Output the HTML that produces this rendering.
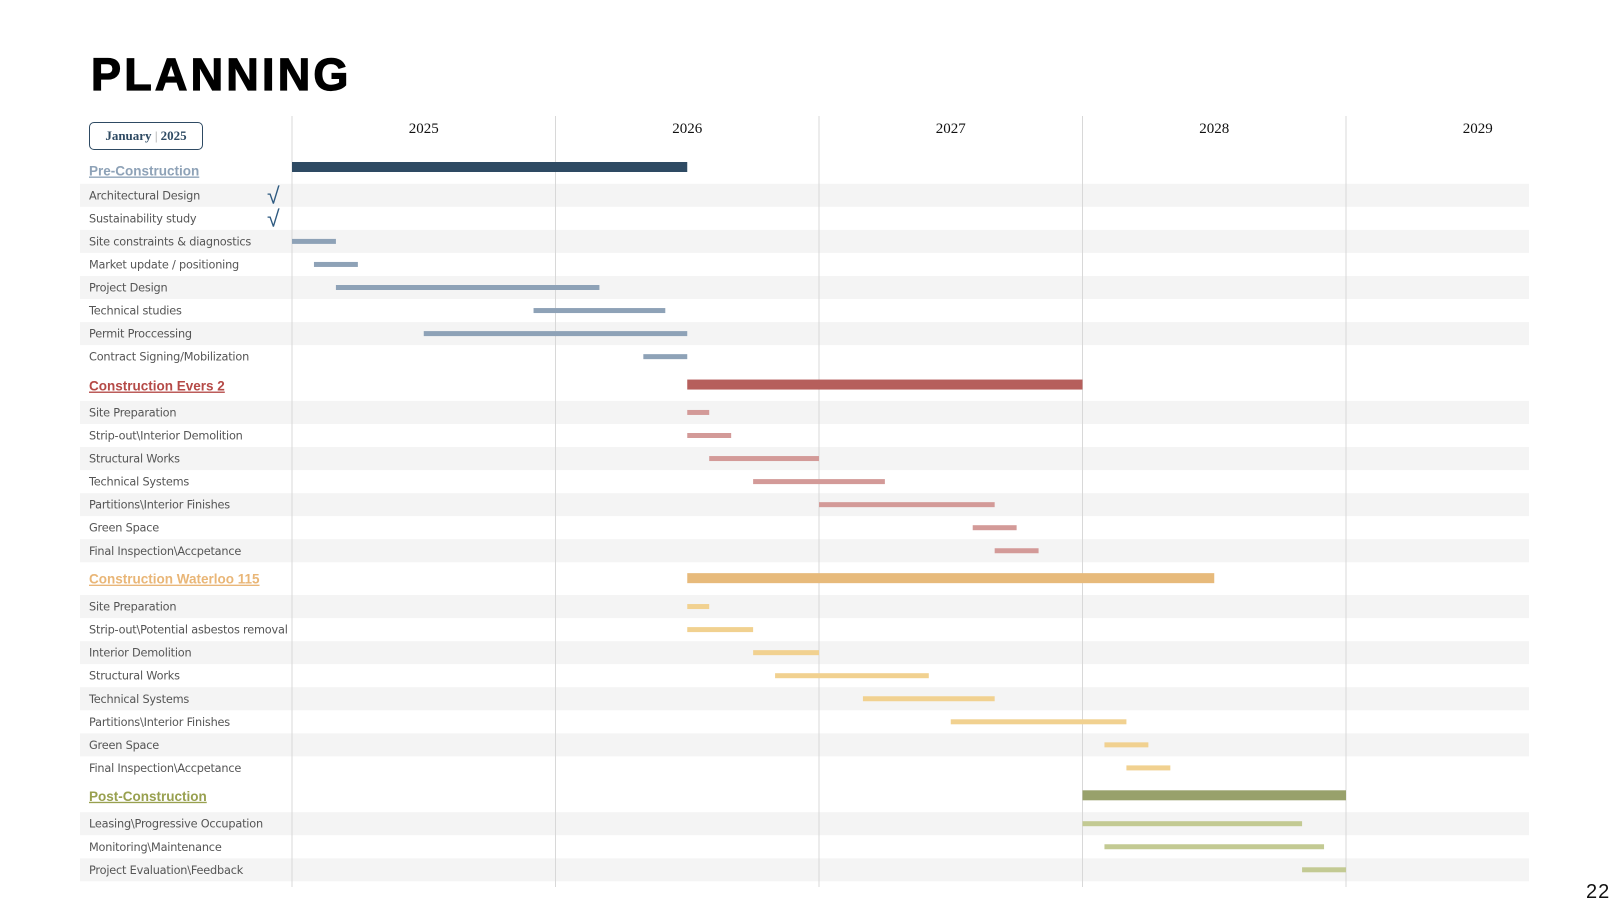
<!DOCTYPE html>
<html><head><meta charset="utf-8">
<style>
html,body{margin:0;padding:0;background:#fff;}
body{width:1620px;height:912px;position:relative;overflow:hidden;font-family:"Liberation Sans",sans-serif;}
#title{position:absolute;left:91px;top:49px;font-size:45px;font-weight:900;letter-spacing:3.2px;color:#000;font-family:"Liberation Sans",sans-serif;-webkit-text-stroke:1.2px #000;}
#datebox{position:absolute;left:89px;top:122px;width:114px;height:28px;border:1.5px solid #2e4a63;border-radius:5px;font-family:"Liberation Serif",serif;font-weight:bold;font-size:13px;color:#2e4a63;line-height:26px;text-align:center;box-sizing:border-box;}
#pagenum{position:absolute;left:1586px;top:881px;font-size:20px;color:#111;letter-spacing:1px;}
svg{position:absolute;left:0;top:0;}
</style></head><body>
<div id="title">PLANNING</div>
<div id="datebox">January <span style="color:#999;font-weight:normal">|</span> 2025</div>
<div id="pagenum">22</div>
<svg id="chart" width="1620" height="912"></svg>
<script>
const years = ["2025","2026","2027","2028","2029"];
const sections = ["Pre-Construction","Construction Evers 2","Construction Waterloo 115","Post-Construction"];
const sectionStart = [0,18,18,36];
const sectionEnd = [18,36,42,48];
const taskSection = [0,0,0,0,0,0,0,0, 1,1,1,1,1,1,1, 2,2,2,2,2,2,2,2, 3,3,3];
const taskNames = ["Architectural Design","Sustainability study","Site constraints & diagnostics","Market update / positioning","Project Design","Technical studies","Permit Proccessing","Contract Signing/Mobilization",
"Site Preparation","Strip-out\\Interior Demolition","Structural Works","Technical Systems","Partitions\\Interior Finishes","Green Space","Final Inspection\\Accpetance",
"Site Preparation","Strip-out\\Potential asbestos removal","Interior Demolition","Structural Works","Technical Systems","Partitions\\Interior Finishes","Green Space","Final Inspection\\Accpetance",
"Leasing\\Progressive Occupation","Monitoring\\Maintenance","Project Evaluation\\Feedback"];
const taskStart = [null,null,0,1,2,11,6,16, 18,18,19,21,24,31,32, 18,18,21,22,26,30,37,38, 36,37,46];
const taskEnd   = [null,null,2,3,14,17,18,18, 19,20,24,27,32,33,34, 19,21,24,29,32,38,39,40, 46,47,48];
const taskDone  = [true,true,false,false,false,false,false,false, false,false,false,false,false,false,false, false,false,false,false,false,false,false,false, false,false,false];

const mainColor=["#2e4a63","#b65f5c","#e7ba7b","#98a16b"];
const subColor=["#8ea2b7","#d39a98","#f1d190","#c3ca93"];
const textColor=["#8ea2b7","#b54a47","#e9b677","#98a04f"];

const svg=document.getElementById('chart');
const NS="http://www.w3.org/2000/svg";
const X0=292, YEARW=263.5;
const x=m=>X0+m*YEARW/12;
function mk(t,a){const e=document.createElementNS(NS,t);for(const k in a)e.setAttribute(k,a[k]);svg.appendChild(e);return e;}

const headGap=[24.8,26.9,27.9,27.9];
const preHeadGap=[0,28.9,27.9,27.9];
const barOff=[-3.5,-1,-0.5,-0.5];
let y=170.5; const rowY=[]; const headY=[];
let prev=-1; const ROW=23.05;
for(let i=0;i<taskSection.length;i++){
  const s=taskSection[i];
  if(s!==prev){ if(prev>=0) y+=preHeadGap[s]; headY[s]=y; y+=headGap[s]; prev=s; } else y+=ROW;
  rowY[i]=y;
}
let stripeIdx=0;prev=-1;
for(let i=0;i<taskSection.length;i++){
  if(taskSection[i]!==prev){stripeIdx=0;prev=taskSection[i];}
  if(stripeIdx%2===0){
    const r=mk('rect',{x:80,y:rowY[i]-11.5,width:1449,height:23,fill:'#f4f4f4'});
    
    
  }
  stripeIdx++;
}
for(let k=0;k<years.length;k++){
  const l=mk('line',{x1:x(k*12),x2:x(k*12),y1:116,y2:887,stroke:'#d8d8d8','stroke-width':1});
  
  
  const t=mk('text',{x:x(k*12+6),y:133,'text-anchor':'middle','font-family':'Liberation Serif, serif','font-size':15,fill:'#111'});
  t.textContent=years[k];
  
  
}
for(let s=0;s<sections.length;s++){
  const t=mk('text',{x:89,y:headY[s]+5,'font-size':13.5,'font-weight':'bold',fill:textColor[s],'text-decoration':'underline'});
  t.textContent=sections[s];
  
  
  const b=mk('rect',{x:x(sectionStart[s]),y:headY[s]-5+barOff[s],width:x(sectionEnd[s])-x(sectionStart[s]),height:10,fill:mainColor[s]});
  
  
}
for(let i=0;i<taskNames.length;i++){
  const s=taskSection[i];
  const t=mk('text',{x:89,y:rowY[i]+4,'font-size':11.3,fill:'#555','font-family':'DejaVu Sans, sans-serif','letter-spacing':'-0.2'});
  t.textContent=taskNames[i];
  
  
  if(taskStart[i]!==null){
    const b=mk('rect',{x:x(taskStart[i]),y:rowY[i]-2.5,width:x(taskEnd[i])-x(taskStart[i]),height:5,fill:subColor[s]});
    
    
  }
  if(taskDone[i]){
    const c=mk('text',{x:267,y:rowY[i]+8,'font-size':23,fill:'#2e5a80'});
    c.textContent='\u221A';
    
    
  }
}
</script>
</body></html>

○ ○ ○

- [WHAT TO PRODUCE]:
Make an exact reproduction of the listing above, without any pictures.

- [RESPONSE]:
Output the HTML that produces this rendering.
<!DOCTYPE html>
<html><head><meta charset="utf-8">
<style>
html,body{margin:0;padding:0;background:#fff;}
body{width:1620px;height:912px;position:relative;overflow:hidden;font-family:"Liberation Sans",sans-serif;}
#title{position:absolute;left:91px;top:49px;font-size:45px;font-weight:900;letter-spacing:3.2px;color:#000;font-family:"Liberation Sans",sans-serif;-webkit-text-stroke:1.2px #000;}
#datebox{position:absolute;left:89px;top:122px;width:114px;height:28px;border:1.5px solid #2e4a63;border-radius:5px;font-family:"Liberation Serif",serif;font-weight:bold;font-size:13px;color:#2e4a63;line-height:26px;text-align:center;box-sizing:border-box;}
#pagenum{position:absolute;left:1586px;top:881px;font-size:20px;color:#111;letter-spacing:1px;}
svg{position:absolute;left:0;top:0;}
</style></head><body>
<div id="title">PLANNING</div>
<div id="datebox">January <span style="color:#999;font-weight:normal">|</span> 2025</div>
<div id="pagenum">22</div>
<svg id="chart" width="1620" height="912"></svg>
<script>
const years = ["2025","2026","2027","2028","2029"];
const sections = ["Pre-Construction","Construction Evers 2","Construction Waterloo 115","Post-Construction"];
const sectionStart = [0,18,18,36];
const sectionEnd = [18,36,42,48];
const taskSection = [0,0,0,0,0,0,0,0, 1,1,1,1,1,1,1, 2,2,2,2,2,2,2,2, 3,3,3];
const taskNames = ["Architectural Design","Sustainability study","Site constraints & diagnostics","Market update / positioning","Project Design","Technical studies","Permit Proccessing","Contract Signing/Mobilization",
"Site Preparation","Strip-out\\Interior Demolition","Structural Works","Technical Systems","Partitions\\Interior Finishes","Green Space","Final Inspection\\Accpetance",
"Site Preparation","Strip-out\\Potential asbestos removal","Interior Demolition","Structural Works","Technical Systems","Partitions\\Interior Finishes","Green Space","Final Inspection\\Accpetance",
"Leasing\\Progressive Occupation","Monitoring\\Maintenance","Project Evaluation\\Feedback"];
const taskStart = [null,null,0,1,2,11,6,16, 18,18,19,21,24,31,32, 18,18,21,22,26,30,37,38, 36,37,46];
const taskEnd   = [null,null,2,3,14,17,18,18, 19,20,24,27,32,33,34, 19,21,24,29,32,38,39,40, 46,47,48];
const taskDone  = [true,true,false,false,false,false,false,false, false,false,false,false,false,false,false, false,false,false,false,false,false,false,false, false,false,false];

const mainColor=["#2e4a63","#b65f5c","#e7ba7b","#98a16b"];
const subColor=["#8ea2b7","#d39a98","#f1d190","#c3ca93"];
const textColor=["#8ea2b7","#b54a47","#e9b677","#98a04f"];

const svg=document.getElementById('chart');
const NS="http://www.w3.org/2000/svg";
const X0=292, YEARW=263.5;
const x=m=>X0+m*YEARW/12;
function mk(t,a){const e=document.createElementNS(NS,t);for(const k in a)e.setAttribute(k,a[k]);svg.appendChild(e);return e;}

const headGap=[24.8,26.9,27.9,27.9];
const preHeadGap=[0,28.9,27.9,27.9];
const barOff=[-3.5,-1,-0.5,-0.5];
let y=170.5; const rowY=[]; const headY=[];
let prev=-1; const ROW=23.05;
for(let i=0;i<taskSection.length;i++){
  const s=taskSection[i];
  if(s!==prev){ if(prev>=0) y+=preHeadGap[s]; headY[s]=y; y+=headGap[s]; prev=s; } else y+=ROW;
  rowY[i]=y;
}
let stripeIdx=0;prev=-1;
for(let i=0;i<taskSection.length;i++){
  if(taskSection[i]!==prev){stripeIdx=0;prev=taskSection[i];}
  if(stripeIdx%2===0){
    const r=mk('rect',{x:80,y:rowY[i]-11.5,width:1449,height:23,fill:'#f4f4f4'});
    
    
  }
  stripeIdx++;
}
for(let k=0;k<years.length;k++){
  const l=mk('line',{x1:x(k*12),x2:x(k*12),y1:116,y2:887,stroke:'#d8d8d8','stroke-width':1});
  
  
  const t=mk('text',{x:x(k*12+6),y:133,'text-anchor':'middle','font-family':'Liberation Serif, serif','font-size':15,fill:'#111'});
  t.textContent=years[k];
  
  
}
for(let s=0;s<sections.length;s++){
  const t=mk('text',{x:89,y:headY[s]+5,'font-size':13.5,'font-weight':'bold',fill:textColor[s],'text-decoration':'underline'});
  t.textContent=sections[s];
  
  
  const b=mk('rect',{x:x(sectionStart[s]),y:headY[s]-5+barOff[s],width:x(sectionEnd[s])-x(sectionStart[s]),height:10,fill:mainColor[s]});
  
  
}
for(let i=0;i<taskNames.length;i++){
  const s=taskSection[i];
  const t=mk('text',{x:89,y:rowY[i]+4,'font-size':11.3,fill:'#555','font-family':'DejaVu Sans, sans-serif','letter-spacing':'-0.2'});
  t.textContent=taskNames[i];
  
  
  if(taskStart[i]!==null){
    const b=mk('rect',{x:x(taskStart[i]),y:rowY[i]-2.5,width:x(taskEnd[i])-x(taskStart[i]),height:5,fill:subColor[s]});
    
    
  }
  if(taskDone[i]){
    const c=mk('text',{x:267,y:rowY[i]+8,'font-size':23,fill:'#2e5a80'});
    c.textContent='\u221A';
    
    
  }
}
</script>
</body></html>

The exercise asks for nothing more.